В 1964 году Ричард («Душан») Кович, хотя и понял, что что-то непонятное отрицательным образом повлияло на его карьеру, продолжал добросовестно работать в качестве «охотника за умами» ЦРУ, то есть оперработника, владеющего русским языком, который по первому приказу мог вылететь куда угодно для осуществления вербовочного подхода к сотруднику КГБ.

Осенью 1966 году Ковича направили на «Ферму» делиться своим опытом с молодыми разведчиками. Через три года он возвратился в штаб-квартиру, где читал лекции и проводил занятия, но, как казалось, просто дотягивал свой срок до отставки. К началу 1974 года, когда ему исполнилось 47 лет, стало ясно, что он уже никуда не поедет. В феврале «Душан» Кович решил «укладывать чемоданы».

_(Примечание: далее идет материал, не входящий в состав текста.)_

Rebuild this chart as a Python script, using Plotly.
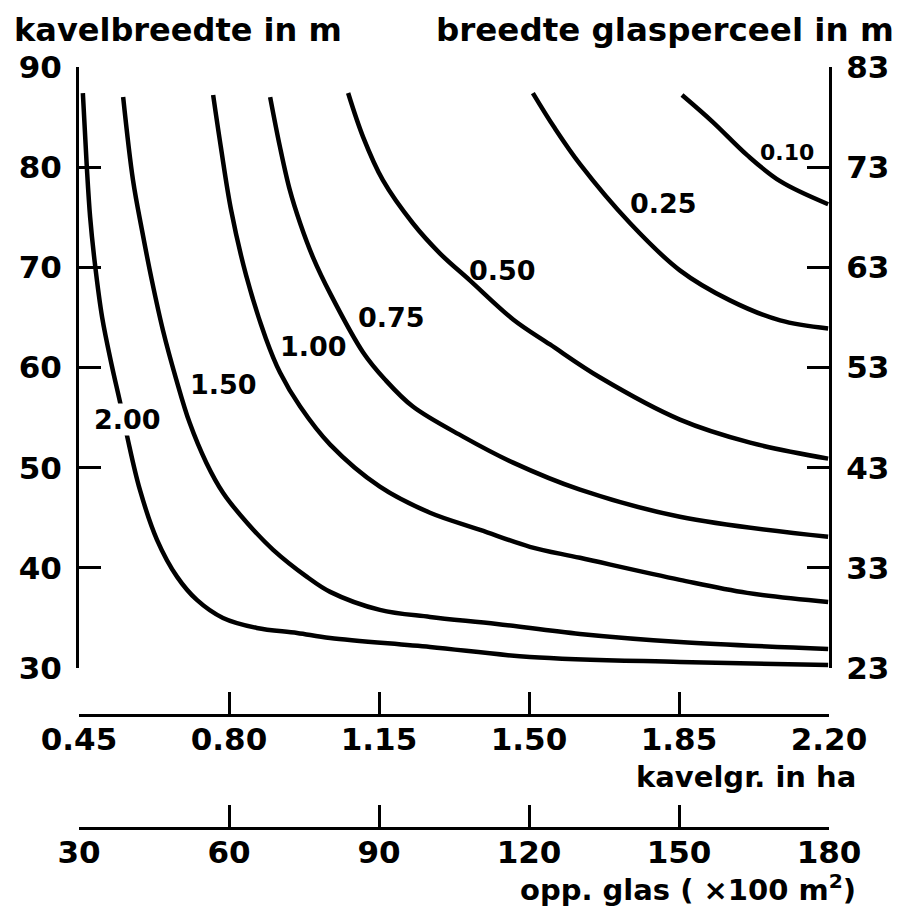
import plotly.graph_objects as go

# Curve data: x = kavelgrootte (ha), y = kavelbreedte (m)
curve_names = ["2.00", "1.50", "1.00", "0.75", "0.50", "0.25", "0.10"]

c200_x = [0.459, 0.468, 0.476, 0.487, 0.504, 0.527, 0.546, 0.563, 0.592, 0.632, 0.679, 0.725, 0.786, 0.865, 0.959, 1.036, 1.269, 1.502, 1.852, 2.198]
c200_y = [87.4, 80.2, 75.0, 70.4, 65.0, 60.1, 56.5, 53.0, 47.8, 42.8, 39.1, 36.8, 35.0, 34.0, 33.5, 33.0, 32.1, 31.1, 30.6, 30.3]

c150_x = [0.553, 0.576, 0.597, 0.620, 0.646, 0.677, 0.708, 0.747, 0.786, 0.842, 0.903, 0.982, 1.036, 1.152, 1.269, 1.425, 1.619, 1.852, 2.198]
c150_y = [87.0, 78.7, 73.7, 68.7, 63.7, 58.8, 54.5, 50.5, 47.5, 44.5, 41.8, 39.1, 37.6, 35.8, 35.1, 34.4, 33.4, 32.6, 31.9]

c100_x = [0.763, 0.781, 0.805, 0.840, 0.886, 0.919, 0.966, 1.036, 1.152, 1.269, 1.386, 1.502, 1.619, 1.852, 2.009, 2.198]
c100_y = [87.2, 82.0, 75.7, 69.2, 62.9, 59.5, 56.1, 52.3, 48.1, 45.5, 43.8, 42.1, 41.0, 38.8, 37.5, 36.6]

c075_x = [0.896, 0.919, 0.942, 0.966, 0.996, 1.036, 1.113, 1.164, 1.229, 1.346, 1.463, 1.619, 1.852, 2.198]
c075_y = [87.0, 82.0, 77.7, 74.4, 71.0, 67.4, 61.5, 58.8, 56.1, 53.1, 50.5, 47.8, 45.1, 43.1]

c050_x = [1.078, 1.113, 1.159, 1.229, 1.292, 1.362, 1.463, 1.549, 1.666, 1.852, 2.016, 2.198]
c050_y = [87.4, 83.0, 78.7, 74.4, 71.4, 68.7, 64.8, 62.3, 59.0, 54.8, 52.5, 50.9]

c025_x = [1.509, 1.560, 1.619, 1.736, 1.852, 1.969, 2.086, 2.198]
c025_y = [87.4, 83.9, 80.3, 74.4, 69.7, 66.7, 64.7, 63.9]

c010_x = [1.857, 1.929, 2.009, 2.086, 2.198]
c010_y = [87.2, 84.5, 81.2, 78.6, 76.3]

curves_x = [c200_x, c150_x, c100_x, c075_x, c050_x, c025_x, c010_x]
curves_y = [c200_y, c150_y, c100_y, c075_y, c050_y, c025_y, c010_y]

# Curve label positions (data coords)
label_x = [0.562, 0.786, 0.996, 1.180, 1.437, 1.813, 2.102]
label_y = [54.8, 58.3, 62.1, 65.0, 69.7, 76.4, 81.5]

# Axis ticks
y_left_ticks = [30, 40, 50, 60, 70, 80, 90]
y_right_ticks = [23, 33, 43, 53, 63, 73, 83]
x_ha_ticks = [0.45, 0.80, 1.15, 1.50, 1.85, 2.20]
x_ha_text = ["0.45", "0.80", "1.15", "1.50", "1.85", "2.20"]
x_glas_ticks = [30, 60, 90, 120, 150, 180]

FONT = "DejaVu Sans"
OFF = 8  # page body margin
W, H = 895, 906
ml, mr, mt, mb = 71, 74, 59, 86
ph = H - mt - mb
pw = W - ml - mr

def py(y_ref):
    return (H - mb - (y_ref - OFF)) / ph

def pxx(x_ref):
    return (x_ref - OFF - ml) / pw

fig = go.Figure()
for cx, cy in zip(curves_x, curves_y):
    fig.add_trace(go.Scatter(x=cx, y=cy, mode="lines",
                             line=dict(color="black", width=4.5, shape="spline", smoothing=1.0),
                             showlegend=False, hoverinfo="skip"))
# invisible trace to activate secondary axes
fig.add_trace(go.Scatter(x=[x_glas_ticks[0]], y=[y_right_ticks[0]], xaxis="x2", yaxis="y2",
                         mode="markers", marker=dict(opacity=0), showlegend=False, hoverinfo="skip"))

annotations = []
for name, lx, ly in zip(curve_names, label_x, label_y):
    annotations.append(dict(x=lx, y=ly, xref="x", yref="y", text=name, showarrow=False,
                            font=dict(family=FONT, size=22 if name == "0.10" else 27, color="black", weight="bold"),
                            bgcolor="white" if name == "2.00" else None, borderpad=0))

annotations += [
    dict(x=pxx(12), y=py(30), xref="paper", yref="paper", text="kavelbreedte in m",
         xanchor="left", yanchor="middle", showarrow=False,
         font=dict(family=FONT, size=32, color="black", weight="bold")),
    dict(x=pxx(896), y=py(30), xref="paper", yref="paper", text="breedte glasperceel in m",
         xanchor="right", yanchor="middle", showarrow=False,
         font=dict(family=FONT, size=32.5, color="black", weight="bold")),
    dict(x=pxx(858), y=py(777), xref="paper", yref="paper", text="kavelgr. in ha",
         xanchor="right", yanchor="middle", showarrow=False,
         font=dict(family=FONT, size=29, color="black", weight="bold")),
    dict(x=pxx(858), y=py(888), xref="paper", yref="paper", text="opp. glas ( ×100 m<sup>2</sup>)",
         xanchor="right", yanchor="middle", showarrow=False,
         font=dict(family=FONT, size=29, color="black", weight="bold")),
]

tickfont = dict(family=FONT, size=31, color="black", weight="bold")
common = dict(showline=True, linecolor="black", linewidth=3, ticks="inside", ticklen=22,
              tickwidth=3, tickcolor="black", showgrid=False, zeroline=False, tickfont=tickfont)

fig.update_layout(
    width=W, height=H,
    margin=dict(l=ml, r=mr, t=mt, b=mb, autoexpand=False),
    paper_bgcolor="white", plot_bgcolor="white",
    showlegend=False,
    xaxis=dict(range=[0.45, 2.20], tickvals=x_ha_ticks, ticktext=x_ha_text,
               anchor="free", position=py(715), domain=[0, 1], ticklabelstandoff=-4, **common),
    xaxis2=dict(range=[30, 180], tickvals=x_glas_ticks, overlaying="x",
                anchor="free", position=0, side="bottom", ticklabelstandoff=-4, **common),
    yaxis=dict(range=[30, 90], tickvals=y_left_ticks, domain=[py(668), 1], anchor="x",
               ticklabelstandoff=8, **common),
    yaxis2=dict(range=[23, 83], tickvals=y_right_ticks, overlaying="y", side="right",
                anchor="x", ticklabelstandoff=8, **common),
    annotations=annotations,
)

fig.write_html("out.html")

К тому времени он понял, что Ингеборг Лигрен («Сатинвуд-37»), Михаил Федеров («Экьют») и Юрий Логинов («Густо») — три его ценных агента — находились под подозрением. Но он еще не знал, что сам находится под «колпаком» как предполагаемый советский «крот».

На церемонии отставки Ковича Уильям Колби наградил его медалью ЦРУ и двумя другими знаками отличия, которые он заслужил за 24 года безупречной службы в Управлении[243]. Вместе со своей женой Сарой Кович окунулся в жизнь отставника. Однако, подобно старому коню пожарной службы, он откликнулся на сигнальный колокол и в 1975 году возвратился в Управление. Работая в ЦРУ по контракту, он стал путешествовать по свету, предпринимая, как и в старое время, вербовочные подходы.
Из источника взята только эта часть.